You quote the sayings of Vivekananda and Kobiraj
Gopinath. Is this Kaviraj the disciple of the Jewel Sannyasi or is he another?
In any case, I would like to know before assigning a value to these utterances
what they actually did for the testing of their spiritual perceptions and
experiences. How did Vivekananda test the value of his spiritual experiences —
some of them not more credible to the ordinary mind than the translation through
the air of Bijoy Goswami’s wife to Lake Manas or of Bijoy Goswami himself by a
similar method to Benares? I know nothing of Kobiraj Gopinath, but what were his
tests and how did he apply them? What were his methods? his criteria? It seems to me that no ordinary mind could accept the apparition of
Buddha out of a wall or the half hour’s talk with Hayagriva as valid facts by
any kind of testing. It would either have to accept them a priori or on
the sole evidence of Vivekananda which comes to the same thing or to reject them
a priori as hallucinations or mere mental images accompanied in one case by
an auditive hallucination.
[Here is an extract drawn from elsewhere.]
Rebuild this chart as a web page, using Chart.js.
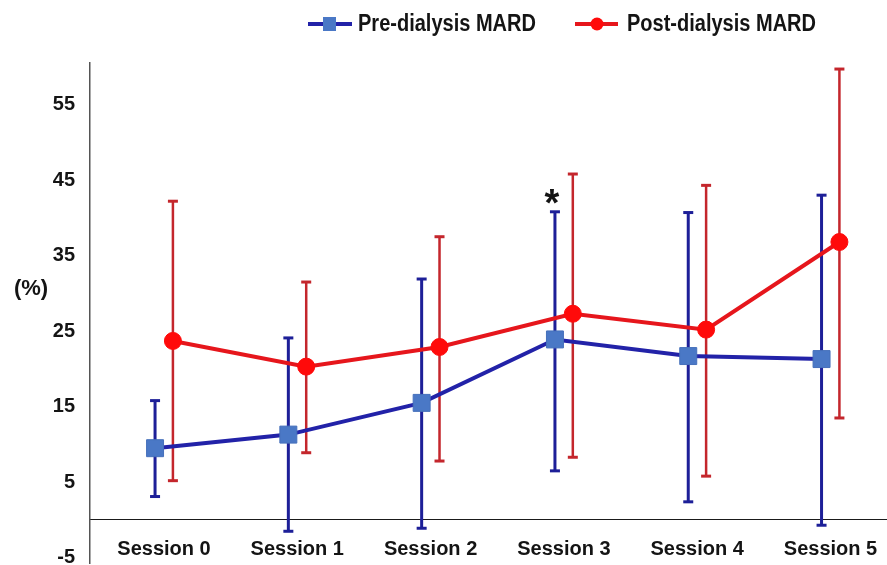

I fail to see how it could “test” them. Or how was I
to test by the ordinary mind my experience of Nirvana? To what conclusion could
I come about it by the aid of the ordinary positive reason? How could I test its
validity? I am at a loss to imagine. I did the only thing I could,— to accept it
as a strong and valid truth of experience, let it have its full play and produce
its full experiential consequences until I had sufficient Yogic knowledge to put
it in its place. Finally, how without inner knowledge or experience can you or
anyone else test the inner knowledge and experience of others?